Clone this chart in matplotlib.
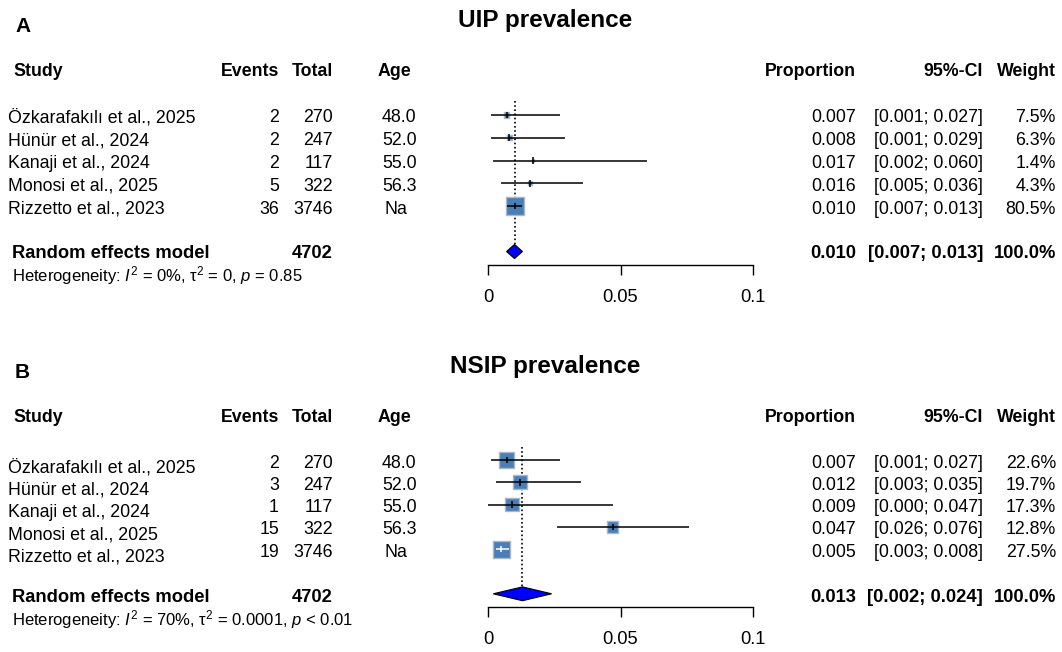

◆ ◆ ◆ ◆ ◆ ◆ ◆

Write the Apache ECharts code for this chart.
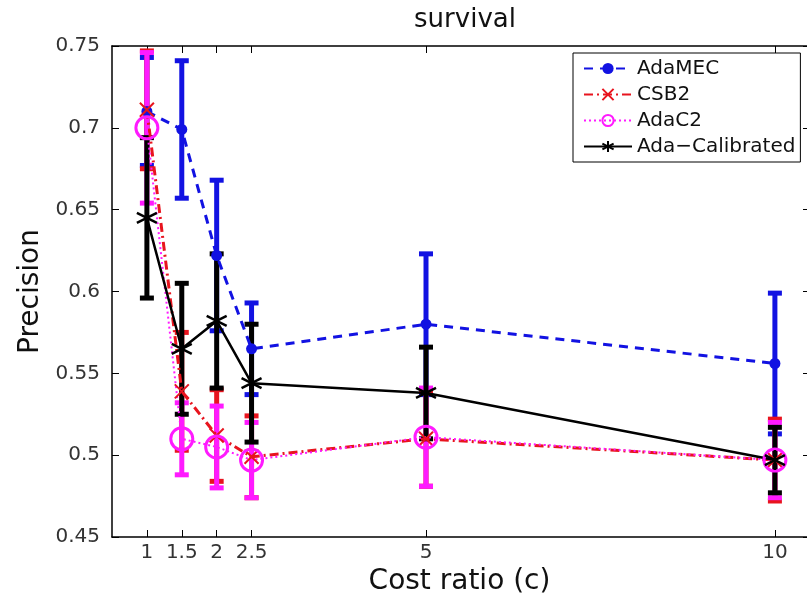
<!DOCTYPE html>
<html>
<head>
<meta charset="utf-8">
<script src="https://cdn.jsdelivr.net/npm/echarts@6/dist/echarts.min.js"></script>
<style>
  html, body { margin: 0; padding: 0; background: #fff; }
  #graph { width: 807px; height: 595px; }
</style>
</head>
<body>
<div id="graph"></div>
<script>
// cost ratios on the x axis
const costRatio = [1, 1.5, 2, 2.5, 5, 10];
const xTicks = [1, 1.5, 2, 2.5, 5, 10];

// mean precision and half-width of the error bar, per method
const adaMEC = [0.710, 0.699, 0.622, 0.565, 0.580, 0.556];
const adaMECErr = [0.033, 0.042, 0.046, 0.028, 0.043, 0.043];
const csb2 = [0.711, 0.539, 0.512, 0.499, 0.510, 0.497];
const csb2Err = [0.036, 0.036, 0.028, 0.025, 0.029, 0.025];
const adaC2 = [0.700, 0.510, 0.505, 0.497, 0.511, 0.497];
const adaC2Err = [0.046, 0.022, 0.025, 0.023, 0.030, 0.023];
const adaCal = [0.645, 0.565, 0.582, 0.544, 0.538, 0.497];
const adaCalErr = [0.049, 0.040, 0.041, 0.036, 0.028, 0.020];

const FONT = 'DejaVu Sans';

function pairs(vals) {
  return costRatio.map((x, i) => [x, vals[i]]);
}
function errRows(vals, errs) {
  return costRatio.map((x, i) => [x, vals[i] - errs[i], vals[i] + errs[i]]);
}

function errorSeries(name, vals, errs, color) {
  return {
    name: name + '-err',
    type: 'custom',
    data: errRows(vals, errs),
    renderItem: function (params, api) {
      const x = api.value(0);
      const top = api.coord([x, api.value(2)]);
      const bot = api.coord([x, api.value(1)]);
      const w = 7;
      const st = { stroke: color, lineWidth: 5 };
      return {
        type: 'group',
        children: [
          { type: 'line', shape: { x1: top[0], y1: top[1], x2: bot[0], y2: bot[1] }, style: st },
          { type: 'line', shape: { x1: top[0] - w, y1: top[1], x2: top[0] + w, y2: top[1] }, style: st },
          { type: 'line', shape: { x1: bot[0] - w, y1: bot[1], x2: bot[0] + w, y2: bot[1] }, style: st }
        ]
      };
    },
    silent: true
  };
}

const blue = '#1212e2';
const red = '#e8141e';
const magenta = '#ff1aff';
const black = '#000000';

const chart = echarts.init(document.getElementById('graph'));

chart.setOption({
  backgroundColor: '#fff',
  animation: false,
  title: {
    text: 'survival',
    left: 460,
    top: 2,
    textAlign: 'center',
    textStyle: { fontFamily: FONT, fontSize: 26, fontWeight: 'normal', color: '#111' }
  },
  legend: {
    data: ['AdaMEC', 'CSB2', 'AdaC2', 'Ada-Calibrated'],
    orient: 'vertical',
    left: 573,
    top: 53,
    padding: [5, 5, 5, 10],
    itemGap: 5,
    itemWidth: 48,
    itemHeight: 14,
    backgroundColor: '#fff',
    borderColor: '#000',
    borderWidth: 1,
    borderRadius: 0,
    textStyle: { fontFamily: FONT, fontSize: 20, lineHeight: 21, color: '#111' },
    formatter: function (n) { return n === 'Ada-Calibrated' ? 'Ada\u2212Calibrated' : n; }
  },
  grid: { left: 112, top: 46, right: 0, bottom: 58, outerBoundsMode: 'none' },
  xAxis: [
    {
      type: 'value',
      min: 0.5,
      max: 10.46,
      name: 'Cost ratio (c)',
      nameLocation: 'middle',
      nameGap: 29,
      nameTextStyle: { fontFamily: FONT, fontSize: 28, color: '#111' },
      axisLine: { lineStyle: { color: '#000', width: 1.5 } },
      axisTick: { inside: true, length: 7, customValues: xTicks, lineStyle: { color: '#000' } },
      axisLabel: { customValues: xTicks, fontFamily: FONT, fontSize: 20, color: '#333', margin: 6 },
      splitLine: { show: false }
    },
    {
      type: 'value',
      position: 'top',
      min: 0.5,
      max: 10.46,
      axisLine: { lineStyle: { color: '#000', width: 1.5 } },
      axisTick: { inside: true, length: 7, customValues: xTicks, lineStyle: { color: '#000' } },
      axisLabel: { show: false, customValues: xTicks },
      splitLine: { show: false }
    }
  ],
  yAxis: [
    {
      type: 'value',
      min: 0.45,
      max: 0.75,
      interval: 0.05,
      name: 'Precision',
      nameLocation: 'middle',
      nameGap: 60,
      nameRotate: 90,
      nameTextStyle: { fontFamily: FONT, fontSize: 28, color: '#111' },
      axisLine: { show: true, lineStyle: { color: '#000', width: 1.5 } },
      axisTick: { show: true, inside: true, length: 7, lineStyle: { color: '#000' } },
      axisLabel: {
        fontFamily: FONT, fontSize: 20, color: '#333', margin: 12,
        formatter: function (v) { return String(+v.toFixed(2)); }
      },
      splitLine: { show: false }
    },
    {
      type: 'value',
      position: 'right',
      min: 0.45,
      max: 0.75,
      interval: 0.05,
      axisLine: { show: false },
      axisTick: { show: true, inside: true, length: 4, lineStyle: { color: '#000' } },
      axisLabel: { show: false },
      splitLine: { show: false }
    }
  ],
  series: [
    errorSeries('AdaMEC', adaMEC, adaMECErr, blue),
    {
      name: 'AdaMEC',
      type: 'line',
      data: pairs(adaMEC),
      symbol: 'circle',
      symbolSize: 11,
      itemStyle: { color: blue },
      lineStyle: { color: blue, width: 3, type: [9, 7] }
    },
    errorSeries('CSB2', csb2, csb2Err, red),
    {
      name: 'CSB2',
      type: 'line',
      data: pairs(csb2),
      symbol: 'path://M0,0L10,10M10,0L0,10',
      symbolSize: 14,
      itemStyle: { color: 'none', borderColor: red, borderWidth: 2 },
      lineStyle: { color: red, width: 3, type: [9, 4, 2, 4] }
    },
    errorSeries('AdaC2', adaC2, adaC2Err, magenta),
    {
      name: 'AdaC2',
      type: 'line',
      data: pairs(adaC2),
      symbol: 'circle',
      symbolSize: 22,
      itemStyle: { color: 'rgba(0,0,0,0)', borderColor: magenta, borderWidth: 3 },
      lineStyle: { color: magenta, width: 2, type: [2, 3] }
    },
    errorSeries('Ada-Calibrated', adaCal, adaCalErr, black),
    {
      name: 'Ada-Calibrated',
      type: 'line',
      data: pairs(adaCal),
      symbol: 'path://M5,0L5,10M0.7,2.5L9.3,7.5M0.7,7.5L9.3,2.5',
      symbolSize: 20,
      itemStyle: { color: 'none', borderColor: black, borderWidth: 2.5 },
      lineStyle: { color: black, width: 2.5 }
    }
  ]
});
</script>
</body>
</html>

◆ ◆ ◆ ◆ ◆ ◆ ◆

**Goal of the exercise:**
Where does the word "this" appear? Return each line that holds it.

**Exercise result:**
Clone this chart in matplotlib.
Write the Apache ECharts code for this chart.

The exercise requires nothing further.